Samaria couldn't survive the ordeal — it was determined that the outside temperature was 97 degrees that day, meaning the temp inside the car's interior could have hit upwards of 120 degrees — and Borgess was subsequently charged with involuntary manslaughter, endangering the welfare of children, and reckless endangerment. But the jury found her innocent on all three counts, with the $25 fine stemming from Senior Judge Dudley N Anderson finding her guilty on a summary charge of leaving a child unattended in a car. Unsurprisingly, the decision did not go down with several friends and family members of the child who had gathered in the courtroom and who had to be escorted out to prevent further commotion.

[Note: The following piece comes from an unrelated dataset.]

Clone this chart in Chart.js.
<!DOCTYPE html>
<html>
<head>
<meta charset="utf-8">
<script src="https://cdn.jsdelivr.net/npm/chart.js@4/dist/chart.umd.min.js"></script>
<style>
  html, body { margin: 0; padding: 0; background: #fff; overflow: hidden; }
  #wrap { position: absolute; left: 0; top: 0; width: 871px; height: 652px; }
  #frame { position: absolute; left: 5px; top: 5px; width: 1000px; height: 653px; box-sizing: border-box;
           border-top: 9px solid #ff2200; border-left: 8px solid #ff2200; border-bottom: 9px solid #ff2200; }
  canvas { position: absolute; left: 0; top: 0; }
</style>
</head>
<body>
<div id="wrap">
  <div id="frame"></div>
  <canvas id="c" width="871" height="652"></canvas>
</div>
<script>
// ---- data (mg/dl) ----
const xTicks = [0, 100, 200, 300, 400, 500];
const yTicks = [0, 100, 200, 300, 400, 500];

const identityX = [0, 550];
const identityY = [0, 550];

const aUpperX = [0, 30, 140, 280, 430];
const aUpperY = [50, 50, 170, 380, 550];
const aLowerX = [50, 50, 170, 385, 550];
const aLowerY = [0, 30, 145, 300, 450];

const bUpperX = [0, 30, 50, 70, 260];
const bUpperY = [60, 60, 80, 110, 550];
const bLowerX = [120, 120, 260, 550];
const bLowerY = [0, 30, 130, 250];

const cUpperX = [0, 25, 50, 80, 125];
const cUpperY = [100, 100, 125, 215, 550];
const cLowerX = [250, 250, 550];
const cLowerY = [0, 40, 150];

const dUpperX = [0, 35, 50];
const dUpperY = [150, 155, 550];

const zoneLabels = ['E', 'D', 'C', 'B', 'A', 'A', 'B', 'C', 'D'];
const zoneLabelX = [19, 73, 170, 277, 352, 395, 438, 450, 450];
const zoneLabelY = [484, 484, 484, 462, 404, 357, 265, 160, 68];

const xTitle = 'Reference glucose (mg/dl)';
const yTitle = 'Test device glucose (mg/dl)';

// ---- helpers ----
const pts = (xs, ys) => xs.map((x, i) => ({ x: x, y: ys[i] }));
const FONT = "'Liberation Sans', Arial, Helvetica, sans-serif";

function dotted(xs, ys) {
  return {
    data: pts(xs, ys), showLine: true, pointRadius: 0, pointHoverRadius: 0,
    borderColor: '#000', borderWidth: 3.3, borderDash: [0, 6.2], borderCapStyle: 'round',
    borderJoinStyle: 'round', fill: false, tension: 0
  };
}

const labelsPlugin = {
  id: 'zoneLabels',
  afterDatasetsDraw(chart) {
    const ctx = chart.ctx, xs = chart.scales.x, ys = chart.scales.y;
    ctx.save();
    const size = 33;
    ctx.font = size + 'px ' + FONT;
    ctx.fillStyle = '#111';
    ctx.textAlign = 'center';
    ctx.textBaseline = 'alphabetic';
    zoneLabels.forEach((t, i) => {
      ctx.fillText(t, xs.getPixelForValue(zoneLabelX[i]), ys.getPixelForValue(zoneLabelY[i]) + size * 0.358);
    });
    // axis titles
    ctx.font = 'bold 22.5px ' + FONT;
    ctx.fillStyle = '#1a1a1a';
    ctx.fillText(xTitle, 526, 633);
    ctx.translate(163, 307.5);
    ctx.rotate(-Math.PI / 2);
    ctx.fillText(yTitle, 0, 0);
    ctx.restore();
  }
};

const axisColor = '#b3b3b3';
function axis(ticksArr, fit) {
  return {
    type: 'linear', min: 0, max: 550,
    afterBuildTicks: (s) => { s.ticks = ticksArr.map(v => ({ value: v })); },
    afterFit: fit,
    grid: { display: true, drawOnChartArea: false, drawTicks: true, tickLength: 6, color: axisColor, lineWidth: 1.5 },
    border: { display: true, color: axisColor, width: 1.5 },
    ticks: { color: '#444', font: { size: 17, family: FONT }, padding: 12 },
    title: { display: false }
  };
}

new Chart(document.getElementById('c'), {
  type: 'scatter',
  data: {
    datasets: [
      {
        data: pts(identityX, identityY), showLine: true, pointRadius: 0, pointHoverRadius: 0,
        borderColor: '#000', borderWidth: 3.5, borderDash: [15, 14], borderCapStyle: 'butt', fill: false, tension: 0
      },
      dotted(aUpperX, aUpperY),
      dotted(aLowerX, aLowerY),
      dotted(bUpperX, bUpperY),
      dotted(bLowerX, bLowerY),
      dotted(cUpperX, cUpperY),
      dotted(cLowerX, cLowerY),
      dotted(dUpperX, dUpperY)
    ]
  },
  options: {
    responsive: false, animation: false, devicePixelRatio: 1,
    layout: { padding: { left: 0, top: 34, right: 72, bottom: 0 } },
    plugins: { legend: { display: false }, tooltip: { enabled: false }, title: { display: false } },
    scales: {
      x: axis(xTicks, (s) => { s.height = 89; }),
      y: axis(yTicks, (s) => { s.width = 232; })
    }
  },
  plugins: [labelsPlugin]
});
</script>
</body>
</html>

Pennsylvania Live reported that in his argument, defense attorney Peter T Campana claimed a brain malfunction had caused his client to lose awareness and forget Samaria in the SUV. He also said Borgess was chronically sleep-deprived and under stress because of her looming marriage to her boyfriend and Samaria's father, William Motyka, stating the now-30-year-old did not consciously forget the child in his closing arguments.
However, First Assistant District Attorney Martin Wade addressed the jury and said there was "no reasonable explanation" why the mother could have left the four-year-old in the SUV. He argued forgetfulness was not a reasonable explanation for what she did and that "it's absurd to leave a child to die in a car." While, nationally, 30 to 50 children die annually from heat stroke after being stranded inside a car, Samaria's death was the only one in Pennsylvania in 2016.

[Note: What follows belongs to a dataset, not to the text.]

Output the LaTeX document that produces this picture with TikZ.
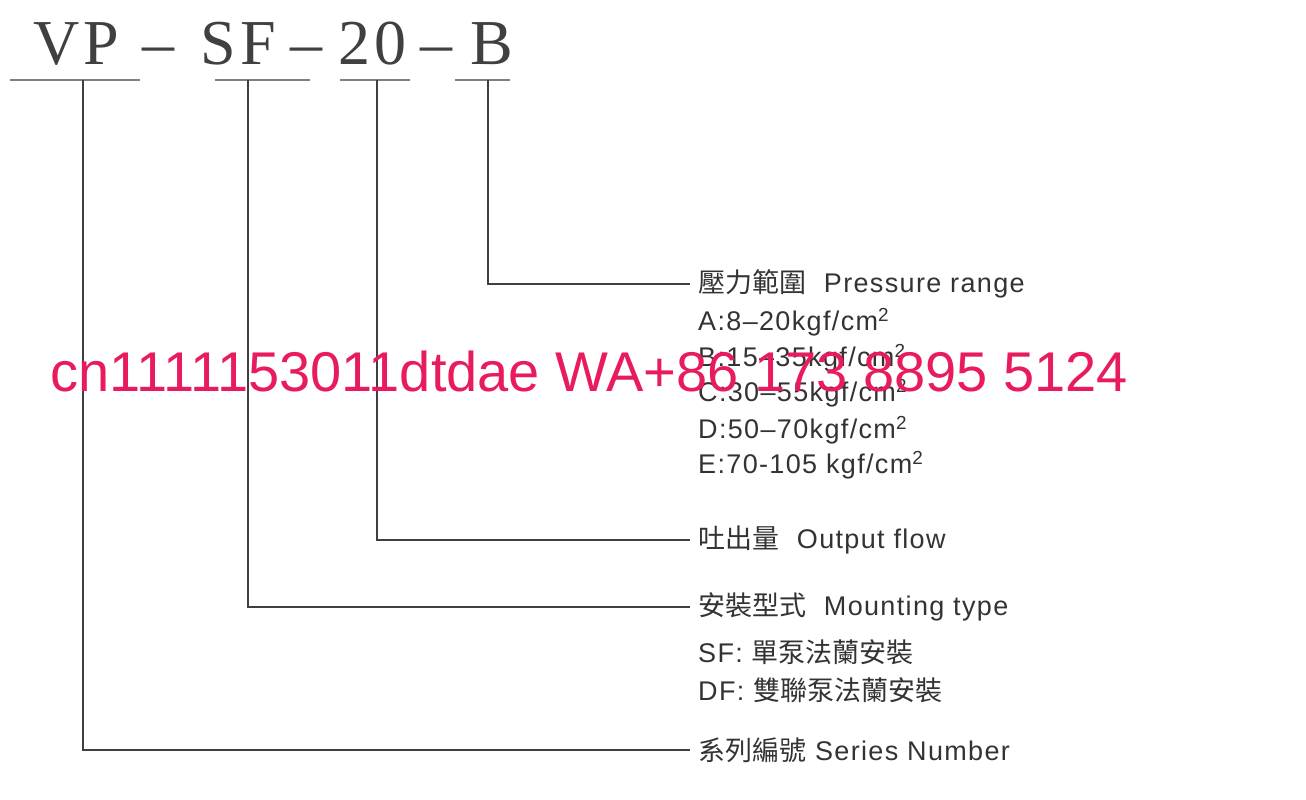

After closing arguments, in which Campana implored the jury to base their verdict on evidence rather than emotion, the jurors were tasked with determining whether Borgess' actions constituted a criminal act or a mere lapse in memory. After less than three hours of deliberation, they went with the latter. As friends and family of the girl decried the verdict and protested even after their eviction from the courtroom, Campana hailed the outcome and said justice had been served.